What little time we had left was spent on exploration. But because SQL was still so infuriatingly slow, it was generally best to save data to a CSV then explore it Jupyter. And so, Jupyter became the de facto tool for more technically deep exploratory analytics. Data Science became all the rage, and PhDs finally had viable career paths outside of academia.

Why Jupyter is a dining hall tray

With the rise of the modern data storage and access mechanisms (warehouses + data lakes), times have changed. Data products have never been easier to create and productionize. And once a core set of dashboards are erected, the work that remains entails discovery of deeper insights that can advance the business. Queries are an order of magnitude faster than they once were, and it's often more efficient (not to mention, more reproducible) to iterate on work directly in SQL than it is to download the results. And so analytics has new legs. Value comes not from repeatedly torturing the same data set, but from successive hypothesis-testing, lightweight querying, iterative traversal through the data warehouse.

We've entered the era of exploratory analytics, and, as much as I love Jupyter, it's not built for this world. It's first and foremost clunky and overbearing for SQL workflows. But what’s more, in the warehouse-surfing we do, Jupyter discourages stakeholders involvement—the cardinal sin of analytics.

Katie Bauer @imightbemary

@ElenaRunsNYC @imrobertyi @DataCouncilAI For sure. Why shouldn't analytics be iterative in the same way that product is? Waiting for something to be perfect is hubris, much better to involve the stakeholder early so you can discover the best solution together

So what's a sled?

What does the optimal surface look like for exploratory analytics, if it's not Jupyter?

We need a notebook that's ergonomic not only for technical work, but also creation and consumption.

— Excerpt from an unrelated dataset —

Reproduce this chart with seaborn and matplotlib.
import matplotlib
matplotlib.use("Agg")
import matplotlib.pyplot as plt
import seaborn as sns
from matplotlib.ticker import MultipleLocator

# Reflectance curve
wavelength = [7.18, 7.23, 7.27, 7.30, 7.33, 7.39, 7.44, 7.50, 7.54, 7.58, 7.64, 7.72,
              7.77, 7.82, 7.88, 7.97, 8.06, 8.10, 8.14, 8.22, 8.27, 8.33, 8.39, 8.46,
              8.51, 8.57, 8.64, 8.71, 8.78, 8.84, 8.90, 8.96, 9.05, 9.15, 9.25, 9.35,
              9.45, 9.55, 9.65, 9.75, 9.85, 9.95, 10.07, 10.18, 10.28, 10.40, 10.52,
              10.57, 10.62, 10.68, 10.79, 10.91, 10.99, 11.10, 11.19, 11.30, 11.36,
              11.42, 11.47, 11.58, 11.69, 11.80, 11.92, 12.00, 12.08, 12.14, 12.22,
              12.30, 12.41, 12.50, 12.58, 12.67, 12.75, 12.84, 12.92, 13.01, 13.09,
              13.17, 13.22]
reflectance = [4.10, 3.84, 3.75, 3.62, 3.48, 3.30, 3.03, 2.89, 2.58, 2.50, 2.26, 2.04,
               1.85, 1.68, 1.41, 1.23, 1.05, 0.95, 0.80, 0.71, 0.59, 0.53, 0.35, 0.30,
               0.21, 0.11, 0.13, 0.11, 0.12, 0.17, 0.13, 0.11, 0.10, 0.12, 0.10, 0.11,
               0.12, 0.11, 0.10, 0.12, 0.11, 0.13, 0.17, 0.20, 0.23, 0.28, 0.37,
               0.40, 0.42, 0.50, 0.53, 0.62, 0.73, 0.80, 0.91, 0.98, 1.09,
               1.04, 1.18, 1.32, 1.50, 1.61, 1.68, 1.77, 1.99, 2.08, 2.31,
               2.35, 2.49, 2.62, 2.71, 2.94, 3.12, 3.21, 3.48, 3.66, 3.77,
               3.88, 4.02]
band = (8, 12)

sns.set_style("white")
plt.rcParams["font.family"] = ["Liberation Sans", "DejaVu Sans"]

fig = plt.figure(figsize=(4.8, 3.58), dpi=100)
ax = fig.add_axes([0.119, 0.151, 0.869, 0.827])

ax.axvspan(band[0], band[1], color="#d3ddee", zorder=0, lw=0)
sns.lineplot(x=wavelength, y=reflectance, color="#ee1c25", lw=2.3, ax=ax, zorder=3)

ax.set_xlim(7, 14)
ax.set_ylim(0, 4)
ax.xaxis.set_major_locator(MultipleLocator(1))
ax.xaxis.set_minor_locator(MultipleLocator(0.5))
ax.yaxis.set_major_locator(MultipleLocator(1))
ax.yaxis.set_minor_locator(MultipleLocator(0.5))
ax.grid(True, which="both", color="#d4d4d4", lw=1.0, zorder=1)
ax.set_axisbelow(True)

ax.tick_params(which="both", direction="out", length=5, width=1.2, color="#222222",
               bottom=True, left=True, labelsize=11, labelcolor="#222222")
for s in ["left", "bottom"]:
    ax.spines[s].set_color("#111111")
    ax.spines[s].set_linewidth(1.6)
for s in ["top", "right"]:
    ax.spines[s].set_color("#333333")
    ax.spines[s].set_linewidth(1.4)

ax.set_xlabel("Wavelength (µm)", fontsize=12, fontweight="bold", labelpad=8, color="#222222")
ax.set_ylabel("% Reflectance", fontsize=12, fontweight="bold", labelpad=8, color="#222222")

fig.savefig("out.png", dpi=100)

Analytics work isn't purely technical. There are processes around the technical (SQL + Python work)—alignment on the business value beforehand, and interpreting and sharing the findings after.

Exploratory analytics needs can be understood through two eigenquestions:

How should our work be done?
How should our work be delivered?

How work should be done

Work should still be done in a notebook, absolutely. We iterate, increasingly so. IDEs are not optimized for iteration, end of story.

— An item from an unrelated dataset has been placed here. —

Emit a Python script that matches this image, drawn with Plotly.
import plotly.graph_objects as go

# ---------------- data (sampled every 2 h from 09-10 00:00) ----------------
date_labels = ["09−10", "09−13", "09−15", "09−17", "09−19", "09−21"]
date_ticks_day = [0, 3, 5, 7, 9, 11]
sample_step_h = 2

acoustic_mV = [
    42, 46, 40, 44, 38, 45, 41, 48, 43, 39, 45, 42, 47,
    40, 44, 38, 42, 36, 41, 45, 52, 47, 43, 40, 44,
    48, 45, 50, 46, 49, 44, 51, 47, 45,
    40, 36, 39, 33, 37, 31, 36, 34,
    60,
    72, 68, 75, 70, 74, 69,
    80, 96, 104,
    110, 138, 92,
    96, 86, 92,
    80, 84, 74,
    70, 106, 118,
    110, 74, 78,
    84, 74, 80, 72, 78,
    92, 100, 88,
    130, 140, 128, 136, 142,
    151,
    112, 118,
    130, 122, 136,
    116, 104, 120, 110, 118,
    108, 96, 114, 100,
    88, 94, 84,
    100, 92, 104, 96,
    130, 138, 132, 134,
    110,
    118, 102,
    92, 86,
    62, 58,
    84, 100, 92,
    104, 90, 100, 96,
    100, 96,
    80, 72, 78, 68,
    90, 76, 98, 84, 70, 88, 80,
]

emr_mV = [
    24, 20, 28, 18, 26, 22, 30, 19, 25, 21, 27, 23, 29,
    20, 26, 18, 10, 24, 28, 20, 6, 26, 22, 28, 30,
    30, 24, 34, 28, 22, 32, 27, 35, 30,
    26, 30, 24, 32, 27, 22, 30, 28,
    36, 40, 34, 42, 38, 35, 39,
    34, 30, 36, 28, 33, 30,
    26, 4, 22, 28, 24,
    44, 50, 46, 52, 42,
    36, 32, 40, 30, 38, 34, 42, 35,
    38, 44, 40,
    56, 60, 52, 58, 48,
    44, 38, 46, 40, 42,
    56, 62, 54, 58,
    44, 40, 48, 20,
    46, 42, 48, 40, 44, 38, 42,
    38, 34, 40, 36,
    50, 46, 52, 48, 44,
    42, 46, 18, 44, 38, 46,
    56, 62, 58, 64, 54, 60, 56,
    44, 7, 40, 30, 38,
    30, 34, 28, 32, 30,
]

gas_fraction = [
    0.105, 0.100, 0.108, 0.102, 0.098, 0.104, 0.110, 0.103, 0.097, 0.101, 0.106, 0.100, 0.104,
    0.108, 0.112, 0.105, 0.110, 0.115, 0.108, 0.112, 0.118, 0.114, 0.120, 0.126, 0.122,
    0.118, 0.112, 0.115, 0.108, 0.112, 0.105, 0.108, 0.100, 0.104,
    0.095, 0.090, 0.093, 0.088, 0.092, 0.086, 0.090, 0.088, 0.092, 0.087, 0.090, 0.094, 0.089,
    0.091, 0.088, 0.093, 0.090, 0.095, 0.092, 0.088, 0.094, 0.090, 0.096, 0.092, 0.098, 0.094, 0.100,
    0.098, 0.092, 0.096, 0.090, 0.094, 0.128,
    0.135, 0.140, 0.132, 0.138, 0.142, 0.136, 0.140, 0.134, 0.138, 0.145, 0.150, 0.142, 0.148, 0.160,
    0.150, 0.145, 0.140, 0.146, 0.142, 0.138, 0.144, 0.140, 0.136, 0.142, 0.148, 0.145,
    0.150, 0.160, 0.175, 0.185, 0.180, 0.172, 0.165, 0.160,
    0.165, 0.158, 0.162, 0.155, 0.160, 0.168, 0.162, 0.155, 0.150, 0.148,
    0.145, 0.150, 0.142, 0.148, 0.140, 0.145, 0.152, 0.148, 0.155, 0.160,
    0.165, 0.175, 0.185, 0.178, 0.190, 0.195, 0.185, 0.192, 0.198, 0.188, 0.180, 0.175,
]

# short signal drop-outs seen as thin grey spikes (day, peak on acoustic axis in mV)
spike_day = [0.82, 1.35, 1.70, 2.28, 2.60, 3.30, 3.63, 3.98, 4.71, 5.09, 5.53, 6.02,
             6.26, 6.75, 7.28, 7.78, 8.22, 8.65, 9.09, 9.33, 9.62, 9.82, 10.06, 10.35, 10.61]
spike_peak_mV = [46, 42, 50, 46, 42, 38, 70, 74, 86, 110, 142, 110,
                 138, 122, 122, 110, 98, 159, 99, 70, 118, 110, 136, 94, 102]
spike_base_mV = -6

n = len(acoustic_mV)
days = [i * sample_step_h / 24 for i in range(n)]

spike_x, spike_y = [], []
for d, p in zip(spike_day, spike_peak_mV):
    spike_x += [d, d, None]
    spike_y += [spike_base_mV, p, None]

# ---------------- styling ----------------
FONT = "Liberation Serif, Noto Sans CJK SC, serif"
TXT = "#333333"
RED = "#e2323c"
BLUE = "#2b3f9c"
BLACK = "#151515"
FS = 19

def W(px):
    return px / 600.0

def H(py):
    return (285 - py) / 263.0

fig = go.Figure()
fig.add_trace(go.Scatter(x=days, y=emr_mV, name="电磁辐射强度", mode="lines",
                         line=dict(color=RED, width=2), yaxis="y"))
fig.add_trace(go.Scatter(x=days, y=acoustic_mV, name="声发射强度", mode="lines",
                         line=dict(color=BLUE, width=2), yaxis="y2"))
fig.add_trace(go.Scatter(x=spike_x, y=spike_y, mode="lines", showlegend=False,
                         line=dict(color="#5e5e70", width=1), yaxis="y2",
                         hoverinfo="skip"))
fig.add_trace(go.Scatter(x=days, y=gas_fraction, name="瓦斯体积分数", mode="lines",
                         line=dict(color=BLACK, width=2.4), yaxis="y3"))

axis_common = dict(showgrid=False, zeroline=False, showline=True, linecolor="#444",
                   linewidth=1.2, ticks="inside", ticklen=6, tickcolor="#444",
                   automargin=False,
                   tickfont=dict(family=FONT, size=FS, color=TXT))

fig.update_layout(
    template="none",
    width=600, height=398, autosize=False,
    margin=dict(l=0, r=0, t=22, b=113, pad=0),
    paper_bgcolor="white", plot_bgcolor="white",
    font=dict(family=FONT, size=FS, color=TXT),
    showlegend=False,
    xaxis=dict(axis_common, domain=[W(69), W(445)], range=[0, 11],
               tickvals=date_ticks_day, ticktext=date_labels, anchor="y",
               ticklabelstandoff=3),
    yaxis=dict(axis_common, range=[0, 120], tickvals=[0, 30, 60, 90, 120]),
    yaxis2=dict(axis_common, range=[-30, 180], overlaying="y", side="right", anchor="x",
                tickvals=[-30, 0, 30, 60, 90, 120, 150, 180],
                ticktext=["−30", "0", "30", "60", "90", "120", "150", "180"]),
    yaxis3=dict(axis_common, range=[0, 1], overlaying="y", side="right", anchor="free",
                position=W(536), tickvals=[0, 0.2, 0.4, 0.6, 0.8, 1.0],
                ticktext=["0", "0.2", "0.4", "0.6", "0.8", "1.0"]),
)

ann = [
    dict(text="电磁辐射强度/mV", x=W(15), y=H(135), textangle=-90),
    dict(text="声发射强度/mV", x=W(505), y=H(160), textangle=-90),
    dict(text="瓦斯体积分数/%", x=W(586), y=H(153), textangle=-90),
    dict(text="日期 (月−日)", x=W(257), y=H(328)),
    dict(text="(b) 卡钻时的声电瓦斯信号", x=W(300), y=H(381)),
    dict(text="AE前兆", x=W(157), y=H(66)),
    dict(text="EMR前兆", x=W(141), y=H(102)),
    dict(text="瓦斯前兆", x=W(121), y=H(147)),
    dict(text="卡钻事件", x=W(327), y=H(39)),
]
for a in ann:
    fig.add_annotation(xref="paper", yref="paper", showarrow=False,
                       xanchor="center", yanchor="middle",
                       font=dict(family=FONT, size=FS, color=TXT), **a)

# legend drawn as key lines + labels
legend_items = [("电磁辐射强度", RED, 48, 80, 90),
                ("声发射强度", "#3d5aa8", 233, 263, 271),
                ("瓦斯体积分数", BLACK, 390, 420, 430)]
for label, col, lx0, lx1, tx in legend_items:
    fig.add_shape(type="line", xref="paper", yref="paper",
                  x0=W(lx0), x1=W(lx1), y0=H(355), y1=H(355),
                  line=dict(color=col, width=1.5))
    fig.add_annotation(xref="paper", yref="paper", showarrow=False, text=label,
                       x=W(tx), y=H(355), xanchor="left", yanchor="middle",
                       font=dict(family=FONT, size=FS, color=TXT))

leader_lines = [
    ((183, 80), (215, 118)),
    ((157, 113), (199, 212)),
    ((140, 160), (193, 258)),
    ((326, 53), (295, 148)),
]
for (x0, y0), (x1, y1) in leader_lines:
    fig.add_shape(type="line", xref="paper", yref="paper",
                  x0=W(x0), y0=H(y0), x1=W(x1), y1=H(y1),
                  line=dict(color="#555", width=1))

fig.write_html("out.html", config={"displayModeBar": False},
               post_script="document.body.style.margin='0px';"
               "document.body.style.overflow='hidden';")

Queries are fast, and consequently, we spend a lot less time carefully crafting a single hit against our warehouse, and much more time iteratively running queries. We throw caution to the wind and run and re-run select * limit 1 as many times as we need.1

This was the initial appeal behind the Jupyter notebook. All we need now is something SQL-enabled so we can throw out our pyodbc boilerplate.

How work should be delivered

Unfortunately, where Jupyter shines in technical work, it falls short in delivery. For exploratory analytics, the end product is not a dashboard (even if the work ultimately leads to the creation of a dashboard). It's the analysis—a clear narrative that interleaves raw data with interpretation towards an objective. The deliverable is knowledge, not data. Analyses, not dashboards. And as such, this work needs to be delivered in a way that makes it easy and natural for others to follow along. It needs to be approachable, streamlined for comprehension.

And Jupyter is horrible at this. It’s opaque, and not only because of its hidden states, but because of its inherent technical complexity, which is a substantial hindrance for our less technical counterparts. Handing someone a Jupyter notebook is like handing someone a calculator—it’s a computational environment through and through, and no amount of UI polish can save it from this perception.

The rise of the notebook

Sometimes it’s difficult to disentangle my own beliefs from what I need to be true for my company to succeed. But even with that bias on the table, on this bet, I’m steadfast.

We need a notebook with the rich technical capabilities of Jupyter, but more well-suited to the inter-disciplinary nature of analytics. A notebook with a low floor and a high ceiling. A tool purpose-built for analyses in the same way the dashboard was built for metrics.

The world is ready for a proper analytics notebook.

Well, I’d recommend you don’t actually do this.